--- Start of Raw data ---
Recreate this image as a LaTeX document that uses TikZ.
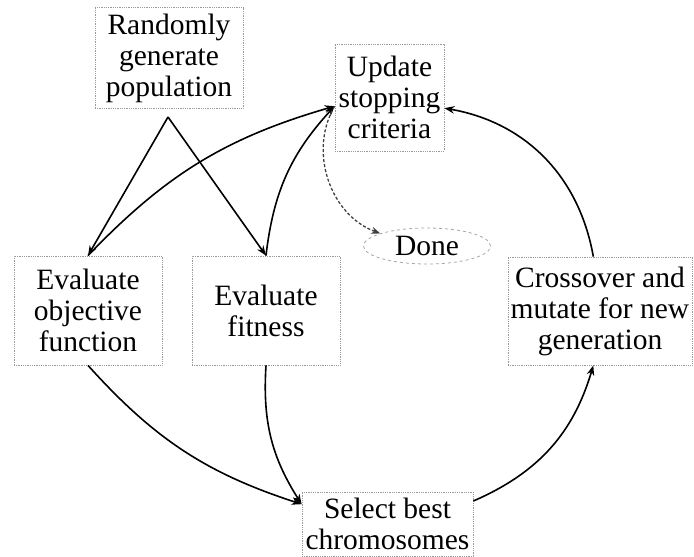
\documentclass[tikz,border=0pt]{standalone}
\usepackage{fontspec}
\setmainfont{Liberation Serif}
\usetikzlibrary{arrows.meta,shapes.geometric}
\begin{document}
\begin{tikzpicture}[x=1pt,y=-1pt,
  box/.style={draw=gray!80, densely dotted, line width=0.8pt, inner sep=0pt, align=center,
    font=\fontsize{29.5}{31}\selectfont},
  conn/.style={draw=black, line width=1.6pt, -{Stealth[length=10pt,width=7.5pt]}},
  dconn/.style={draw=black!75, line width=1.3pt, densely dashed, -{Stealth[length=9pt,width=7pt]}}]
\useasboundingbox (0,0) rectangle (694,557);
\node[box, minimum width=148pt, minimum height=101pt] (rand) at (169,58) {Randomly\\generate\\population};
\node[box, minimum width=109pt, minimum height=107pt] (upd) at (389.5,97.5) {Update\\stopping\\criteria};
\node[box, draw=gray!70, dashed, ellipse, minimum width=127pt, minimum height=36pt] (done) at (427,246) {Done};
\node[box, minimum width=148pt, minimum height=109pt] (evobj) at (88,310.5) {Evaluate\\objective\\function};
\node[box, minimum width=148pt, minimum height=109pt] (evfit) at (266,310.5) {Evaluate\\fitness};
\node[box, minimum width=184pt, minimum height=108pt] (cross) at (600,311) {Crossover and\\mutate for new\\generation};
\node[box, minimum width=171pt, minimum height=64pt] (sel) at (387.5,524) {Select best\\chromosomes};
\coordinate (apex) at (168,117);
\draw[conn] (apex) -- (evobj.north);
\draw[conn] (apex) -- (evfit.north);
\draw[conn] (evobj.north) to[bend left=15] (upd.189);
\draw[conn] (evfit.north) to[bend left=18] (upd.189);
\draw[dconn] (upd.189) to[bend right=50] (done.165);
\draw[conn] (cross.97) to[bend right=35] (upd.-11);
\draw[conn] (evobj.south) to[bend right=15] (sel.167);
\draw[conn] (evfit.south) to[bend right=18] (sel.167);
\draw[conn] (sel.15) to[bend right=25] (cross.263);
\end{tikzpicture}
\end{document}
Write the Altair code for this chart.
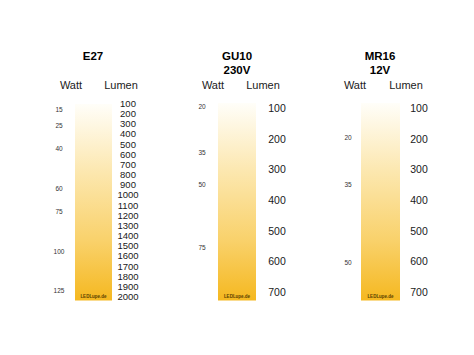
--- End of Raw data ---
_Written problem:_ Output all the records, word for word, with no pictures in the copy.

_Result for this task:_
Recreate this image as a LaTeX document that uses TikZ.
\documentclass[tikz,border=0pt]{standalone}
\usepackage{fontspec}
\setmainfont{Liberation Serif}
\usetikzlibrary{arrows.meta,shapes.geometric}
\begin{document}
\begin{tikzpicture}[x=1pt,y=-1pt,
  box/.style={draw=gray!80, densely dotted, line width=0.8pt, inner sep=0pt, align=center,
    font=\fontsize{29.5}{31}\selectfont},
  conn/.style={draw=black, line width=1.6pt, -{Stealth[length=10pt,width=7.5pt]}},
  dconn/.style={draw=black!75, line width=1.3pt, densely dashed, -{Stealth[length=9pt,width=7pt]}}]
\useasboundingbox (0,0) rectangle (694,557);
\node[box, minimum width=148pt, minimum height=101pt] (rand) at (169,58) {Randomly\\generate\\population};
\node[box, minimum width=109pt, minimum height=107pt] (upd) at (389.5,97.5) {Update\\stopping\\criteria};
\node[box, draw=gray!70, dashed, ellipse, minimum width=127pt, minimum height=36pt] (done) at (427,246) {Done};
\node[box, minimum width=148pt, minimum height=109pt] (evobj) at (88,310.5) {Evaluate\\objective\\function};
\node[box, minimum width=148pt, minimum height=109pt] (evfit) at (266,310.5) {Evaluate\\fitness};
\node[box, minimum width=184pt, minimum height=108pt] (cross) at (600,311) {Crossover and\\mutate for new\\generation};
\node[box, minimum width=171pt, minimum height=64pt] (sel) at (387.5,524) {Select best\\chromosomes};
\coordinate (apex) at (168,117);
\draw[conn] (apex) -- (evobj.north);
\draw[conn] (apex) -- (evfit.north);
\draw[conn] (evobj.north) to[bend left=15] (upd.189);
\draw[conn] (evfit.north) to[bend left=18] (upd.189);
\draw[dconn] (upd.189) to[bend right=50] (done.165);
\draw[conn] (cross.97) to[bend right=35] (upd.-11);
\draw[conn] (evobj.south) to[bend right=15] (sel.167);
\draw[conn] (evfit.south) to[bend right=18] (sel.167);
\draw[conn] (sel.15) to[bend right=25] (cross.263);
\end{tikzpicture}
\end{document}
Write the Altair code for this chart.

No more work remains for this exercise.